# YOUR TASK
Repeat exactly the lines running from the first line of the data to the line containing "in range(1, 25)]", both ends included, and nothing else; drop the pictures.

───── AVAILABLE DATA ─────

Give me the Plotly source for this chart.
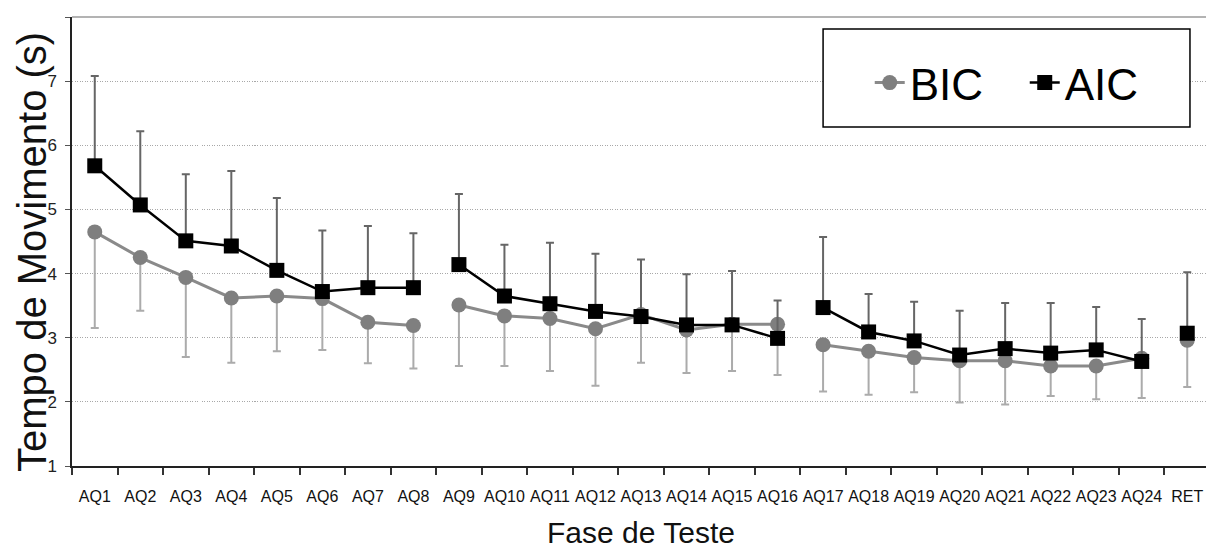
import plotly.graph_objects as go

categories = [f"AQ{i}" for i in range(1, 25)] + ["RET"]

bic_mean = [4.65, 4.25, 3.94, 3.62, 3.65, 3.61, 3.24, 3.19,
            3.51, 3.34, 3.30, 3.14, 3.36, 3.12, 3.21, 3.21,
            2.89, 2.79, 2.69, 2.64, 2.64, 2.56, 2.56, 2.68,
            2.96]
bic_sd = [1.50, 0.83, 1.24, 1.01, 0.86, 0.80, 0.64, 0.67,
          0.95, 0.78, 0.82, 0.89, 0.75, 0.67, 0.73, 0.79,
          0.73, 0.68, 0.54, 0.65, 0.68, 0.47, 0.52, 0.62,
          0.73]

aic_mean = [5.68, 5.07, 4.51, 4.43, 4.05, 3.72, 3.78, 3.78,
            4.14, 3.65, 3.53, 3.41, 3.33, 3.20, 3.20, 2.99,
            3.47, 3.09, 2.95, 2.73, 2.83, 2.76, 2.81, 2.63,
            3.07]
aic_sd = [1.40, 1.15, 1.04, 1.17, 1.13, 0.95, 0.96, 0.85,
          1.10, 0.80, 0.95, 0.90, 0.89, 0.79, 0.84, 0.59,
          1.10, 0.59, 0.61, 0.69, 0.71, 0.78, 0.67, 0.66,
          0.95]

segments = [(0, 8), (8, 16), (16, 24), (24, 25)]

FONT = "Liberation Sans, Arial, sans-serif"

fig = go.Figure()

for si, (a, b) in enumerate(segments):
    n = b - a
    fig.add_trace(go.Scatter(
        x=categories[a:b], y=bic_mean[a:b], mode="lines+markers",
        name="BIC", legendgroup="BIC", showlegend=(si == 0),
        line=dict(color="#8a8a8a", width=3),
        marker=dict(symbol="circle", size=15, color="#7f7f7f"),
        error_y=dict(type="data", symmetric=False, array=[0] * n,
                     arrayminus=bic_sd[a:b], color="#ababab",
                     thickness=2, width=4),
    ))

for si, (a, b) in enumerate(segments):
    n = b - a
    fig.add_trace(go.Scatter(
        x=categories[a:b], y=aic_mean[a:b], mode="lines+markers",
        name="AIC", legendgroup="AIC", showlegend=(si == 0),
        line=dict(color="#000000", width=2.5),
        marker=dict(symbol="square", size=15, color="#000000"),
        error_y=dict(type="data", symmetric=False, array=aic_sd[a:b],
                     arrayminus=[0] * n, color="#666666",
                     thickness=2, width=4),
    ))

# top border line at y = 8
fig.add_shape(type="line", xref="paper", yref="paper",
              x0=0, x1=1, y0=1, y1=1,
              line=dict(color="#9a9a9a", width=1.5), layer="below")

# legend frame
fig.add_shape(type="rect", xref="paper", yref="paper",
              x0=0.660, x1=0.9824, y0=0.755, y1=0.973,
              line=dict(color="black", width=1.5), fillcolor="white",
              layer="above")

# y-axis title
fig.add_annotation(text="Tempo de Movimento (s)", textangle=-90,
                   xref="paper", yref="paper", x=0, y=0.4766,
                   xanchor="center", yanchor="middle", xshift=-40,
                   showarrow=False,
                   font=dict(family=FONT, size=40, color="#111"))

fig.update_layout(
    width=1206, height=551,
    margin=dict(l=64, r=4, t=9, b=93, autoexpand=False),
    plot_bgcolor="white", paper_bgcolor="white",
    showlegend=True,
    legend=dict(orientation="h", x=0.701, xanchor="left",
                y=0.853, yanchor="middle", entrywidth=110,
                entrywidthmode="pixels",
                bgcolor="rgba(0,0,0,0)", borderwidth=0,
                font=dict(family=FONT, size=44, color="black"),
                itemclick=False),
    xaxis=dict(
        type="category", categoryorder="array", categoryarray=categories,
        range=[-0.5, 24.5],
        tickson="boundaries", ticks="outside", ticklen=7, tickwidth=1.5,
        tickcolor="#333", showline=True, linecolor="#222", linewidth=2,
        showgrid=False, ticklabelstandoff=15, tickangle=0, automargin=False,
        tickfont=dict(family=FONT, size=16, color="#111"),
        title=dict(text="Fase de Teste", standoff=18,
                   font=dict(family=FONT, size=30, color="#111")),
    ),
    yaxis=dict(
        range=[1, 8], dtick=1, ticks="outside", ticklen=5, tickwidth=1,
        tickcolor="#555", showline=True, linecolor="#222", linewidth=1.5,
        showgrid=True, gridcolor="#a8a8a8", griddash="1px,1.5px", gridwidth=1.3,
        zeroline=False, ticklabelstandoff=5, automargin=False,
        tickfont=dict(family=FONT, size=17, color="#222"),
    ),
)

fig.write_html("out.html")
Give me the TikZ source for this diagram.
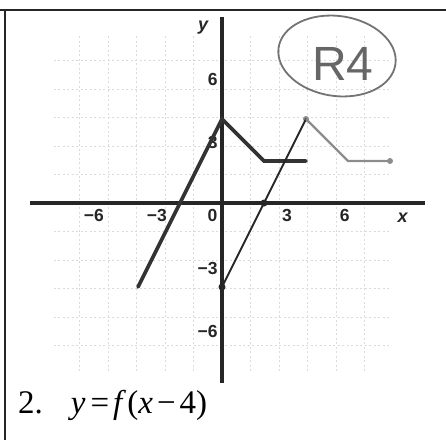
\documentclass[tikz,border=0pt]{standalone}
\usepackage{fontspec}
\usetikzlibrary{shapes.geometric}
\setmainfont{Liberation Serif}
\newfontfamily\ticksf{Liberation Sans}
\begin{document}
\begin{tikzpicture}[x=21pt,y=21pt,
  gridline/.style={gray!28,line width=0.6pt,dash pattern=on 2pt off 2.5pt},
  axisline/.style={line width=3.8pt,black!85},
  fline/.style={line width=3.6pt,black!80,line cap=round,line join=miter},
  shiftline/.style={line width=1.8pt,black!85,line cap=round},
  grayline/.style={line width=2.2pt,gray!90,line join=round},
  dotb/.style={circle,fill=black!85,inner sep=0pt,minimum size=7pt},
  dotg/.style={circle,fill=gray!90,inner sep=0pt,minimum size=6pt},
  ticklbl/.style={font=\ticksf\bfseries\fontsize{17.5}{17.5}\selectfont,inner sep=0pt,black!85},
  axlbl/.style={font=\ticksf\bfseries\itshape\fontsize{18}{18}\selectfont,inner sep=0pt,black!85},
  frameline/.style={line width=2.8pt,black!85}]
\useasboundingbox (-222pt,-237pt) rectangle (224pt,203pt);
% frame
\coordinate (ftl) at (-222pt,193pt);
\coordinate (ftr) at (224pt,193pt);
\coordinate (fl) at (-217pt,193pt);
\coordinate (fb) at (-217pt,-237pt);
\draw[frameline] (ftl) -- (ftr);
\draw[frameline] (fl) -- (fb);
% grid
\draw[gridline] (-8,-8) grid (8,8);
% axes
\coordinate (xl) at (-9.15,0);
\coordinate (xr) at (9.65,0);
\coordinate (yt) at (0,8.85);
\coordinate (yb) at (0,-8.55);
\draw[axisline] (xl) -- (xr);
\draw[axisline] (yt) -- (yb);
\node[axlbl] (ylab) at (-0.9,8.35) {y};
\node[axlbl] (xlab) at (8.6,-0.7) {x};
% tick labels
\node[ticklbl] (tx1) at (-6.1,-0.6) {\char"2212 6};
\node[ticklbl] (tx2) at (-3.1,-0.6) {\char"2212 3};
\node[ticklbl] (tx3) at (-0.45,-0.6) {0};
\node[ticklbl] (tx4) at (3.1,-0.6) {3};
\node[ticklbl] (tx5) at (5.85,-0.6) {6};
\node[ticklbl,anchor=east] (ty1) at (-0.2,5.86) {6};
\node[ticklbl,anchor=east] (ty2) at (-0.2,2.9) {3};
\node[ticklbl,anchor=east] (ty3) at (-0.2,-3.14) {\char"2212 3};
\node[ticklbl,anchor=east] (ty4) at (-0.2,-6.14) {\char"2212 6};
% f(x)
\coordinate (f1) at (-4,-4);
\coordinate (f2) at (0,4);
\coordinate (f3) at (2,2);
\coordinate (f4) at (4,2);
\draw[fline] (f1) -- (f2) -- (f3) -- (f4);
% f(x-4)
\node[dotb] (s1) at (0,-4) {};
\node[dotb] (s2) at (2,0) {};
\node[dotg] (g1) at (4,4) {};
\coordinate (g2) at (6,2);
\node[dotg] (g3) at (8,2) {};
\draw[shiftline] (s1.center) -- (g1.center);
\draw[grayline] (g1.center) -- (g2) -- (g3.center);
% R4 annotation
\node[draw=black!55,line width=1.8pt,ellipse,minimum width=118pt,minimum height=80pt,inner sep=0pt,rotate=-8] (circ) at (115pt,147pt) {};
\node[text=black!60,font=\ticksf\fontsize{48}{48}\selectfont,inner sep=0pt] (r4) at (121pt,139pt) {R4};
% caption
\node[anchor=base west,inner sep=0pt,font=\fontsize{33}{33}\selectfont] (cap) at (-204pt,-210pt)
  {2.\hspace{0.85em}\textit{y}\hspace{0.15em}=\hspace{0.12em}\textit{f}\hspace{0.04em}(\textit{x}\hspace{0.12em}\char"2212\hspace{0.12em}4)};
\end{tikzpicture}
\end{document}
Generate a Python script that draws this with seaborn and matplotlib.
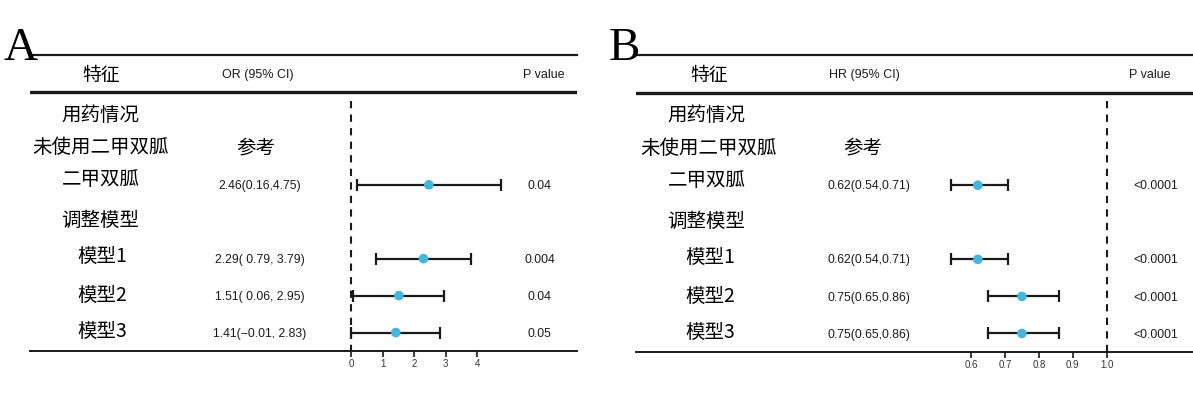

─────

# WRITTEN REPLY
Give me the Plotly source for this chart.
import plotly.graph_objects as go

categories = [f"AQ{i}" for i in range(1, 25)] + ["RET"]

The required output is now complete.